I justified that the curvature would be the same by lemma:
Lemma 1: $ u(t) = \alpha t ; \alpha \in \mathbb{R \implies}\kappa (\vv r(t)) = \kappa(\vv r(u))$
Proof: $\kappa (\vv r(u)) = \frac{\|{{\derivative{\vv r}{u}{}}\times{\derivative{\vv r}{u}{2}}}\|}{{{\|\derivative{\vv r}{u}{}}\|}^3} = \frac{\|({\derivative{t}{u}{}\derivative{\vv r}{t}{} )\times((\derivative{t}{u}{})^2(\derivative{\vv r}{t}{2}) + (\derivative{t}{u}{2})(\derivative{\vv r}{t}{}))}\|}{{\|\derivative{t}{u}{}\derivative{\vv r}{t}{}\|}^3} = \frac{\|({\alpha^{-1}\derivative{\vv r}{t}{} )\times(\alpha^{-2}(\derivative{\vv r}{t}{2}) + 0(\derivative{\vv r}{t}{}))}\|}{{\|\alpha^{-1}\derivative{\vv r}{t}{}\|}^3} = \frac{\|\alpha^{-3}\|\|{{\derivative{\vv r}{t}{}}\times{\derivative{\vv r}{t}{2}}}\|}{{{\|\alpha^{-3}\|\|\derivative{\vv r}{t}{}}\|}^3} = \frac{\|{{\derivative{\vv r}{t}{}}\times{\derivative{\vv r}{t}{2}}}\|}{{{\|\derivative{\vv r}{t}{}}\|}^3} = \kappa(\vv r(t))$
It got me the right answer of $\frac{\sqrt2}{2}$ in my example problem, but I can't seem to wrap my head around it conceptually from what my idea of $\kappa$ represents.
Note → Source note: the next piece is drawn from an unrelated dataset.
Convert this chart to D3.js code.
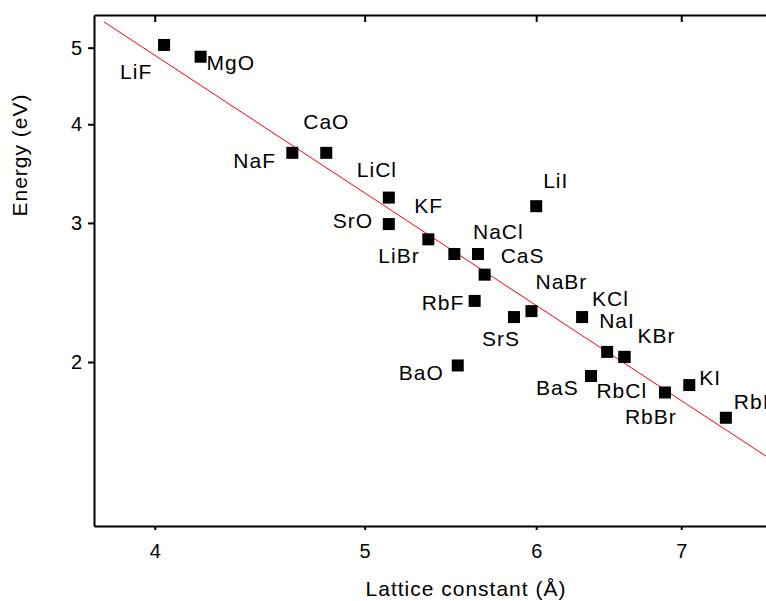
<!DOCTYPE html>
<html>
<head>
<meta charset="utf-8">
<script src="https://cdn.jsdelivr.net/npm/d3@7"></script>
<style>
  body { margin: 0; background: #fff; }
  svg text { font-family: "Liberation Sans", Arial, sans-serif; fill: #000; }
  .axis path, .axis line { stroke: #000; stroke-width: 2px; }
  .axis text { font-size: 20px; }
  .point-label { font-size: 21px; letter-spacing: 1px; }
  .axis-title { font-size: 21px; letter-spacing: 1px; }
</style>
</head>
<body>
<div id="chart"></div>
<script>
// Compounds, lattice constant (Å) and energy (eV)
const compounds = ["LiF", "MgO", "NaF", "CaO", "LiCl", "SrO", "KF", "LiBr", "NaCl", "CaS", "LiI",
  "RbF", "SrS", "NaBr", "KCl", "NaI", "KBr", "BaO", "BaS", "RbCl", "RbBr", "KI", "RbI"];
const latticeConstants = [4.04, 4.20, 4.63, 4.80, 5.13, 5.13, 5.35, 5.50, 5.64, 5.68, 6.00,
  5.62, 5.86, 5.97, 6.30, 6.47, 6.59, 5.52, 6.36, 6.59, 6.88, 7.06, 7.34];
const energies = [5.04, 4.87, 3.68, 3.68, 3.23, 2.99, 2.86, 2.74, 2.74, 2.58, 3.15,
  2.39, 2.28, 2.32, 2.28, 2.06, 2.03, 1.98, 1.92, 2.03, 1.83, 1.87, 1.70];

// Fitted power-law line (two end points in data units)
const fitLine = [[3.79, 5.39], [7.66, 1.52]];

const xTicks = [4, 5, 6, 7];
const yTicks = [2, 3, 4, 5];

// Hand placement of each label relative to its square (pixels, start anchor / baseline)
const labelOffsets = [[-44, 34], [6, 13], [-59, 15], [-23, -24], [-32, -21], [-56, 4], [-14, -26],
  [-76, 9], [-5, -15], [16, -12], [7, -18], [-53, 9], [-32, 29], [4, -22], [10, -11], [-8, -24],
  [13, -14], [-59, 15], [-55, 19], [-28, 41], [-40, 32], [10, 0], [8, -9]];

const data = compounds.map((name, i) => ({
  name: name,
  a: latticeConstants[i],
  e: energies[i],
  offset: labelOffsets[i]
}));

const width = 766, height = 601;
const margin = { top: 15, right: 0, bottom: 75, left: 94 };

const svg = d3.select("#chart")
  .append("svg")
  .attr("width", width)
  .attr("height", height);

// Scales: both axes logarithmic
const x = d3.scaleLog()
  .domain([3.75, 7.66])
  .range([margin.left, width - margin.right]);

const y = d3.scaleLog()
  .domain([1.24, 5.50])
  .range([height - margin.bottom, margin.top]);

svg.append("clipPath")
  .attr("id", "clip")
  .append("rect")
  .attr("x", margin.left)
  .attr("y", margin.top)
  .attr("width", width - margin.left - margin.right)
  .attr("height", height - margin.top - margin.bottom);

// Fit line
const line = d3.line()
  .x(d => x(d[0]))
  .y(d => y(d[1]));

svg.append("path")
  .datum(fitLine)
  .attr("d", line)
  .attr("fill", "none")
  .attr("stroke", "#ff0000")
  .attr("stroke-width", 1)
  .attr("clip-path", "url(#clip)");

// Squares
const size = 12;
svg.append("g")
  .selectAll("rect")
  .data(data)
  .join("rect")
  .attr("x", d => x(d.a) - size / 2)
  .attr("y", d => y(d.e) - size / 2)
  .attr("width", size)
  .attr("height", size)
  .attr("fill", "#000");

// Labels
svg.append("g")
  .selectAll("text")
  .data(data)
  .join("text")
  .attr("class", "point-label")
  .attr("x", d => x(d.a) + d.offset[0])
  .attr("y", d => y(d.e) + d.offset[1])
  .text(d => d.name);

// Axes
const xAxis = d3.axisBottom(x)
  .tickValues(xTicks)
  .tickFormat(d3.format("d"))
  .tickSize(4)
  .tickSizeOuter(0)
  .tickPadding(14);

const xAxisTop = d3.axisTop(x)
  .tickValues(xTicks)
  .tickFormat("")
  .tickSize(-7)
  .tickSizeOuter(0);

const yAxis = d3.axisLeft(y)
  .tickValues(yTicks)
  .tickFormat(d3.format("d"))
  .tickSize(6)
  .tickSizeOuter(0)
  .tickPadding(6);

svg.append("g")
  .attr("class", "x-axis axis")
  .attr("transform", "translate(0," + (height - margin.bottom) + ")")
  .call(xAxis);

svg.append("g")
  .attr("class", "x-axis-top axis")
  .attr("transform", "translate(0," + margin.top + ")")
  .call(xAxisTop);

svg.append("g")
  .attr("class", "y-axis axis")
  .attr("transform", "translate(" + margin.left + ",0)")
  .call(yAxis);

svg.selectAll(".axis text").attr("font-family", null).attr("font-size", null);

// Axis titles
svg.append("text")
  .attr("class", "axis-title")
  .attr("x", 466)
  .attr("y", 596)
  .attr("text-anchor", "middle")
  .text("Lattice constant (Å)");

svg.append("text")
  .attr("class", "axis-title")
  .attr("transform", "translate(27,155) rotate(-90)")
  .attr("text-anchor", "middle")
  .text("Energy (eV)");
</script>
</body>
</html>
Perhaps I made an error in my lemma that made this only work because the curvature was a constant? If not, maybe my idea of $\kappa$ is wrong and someone can give be a better intuition of it.
"Scaling the domain"/reparametrizing the curve just changes the speed at which the curve is traced out. But the curvature at a point is a property of the shape that's traced out and doesn't care about the speed.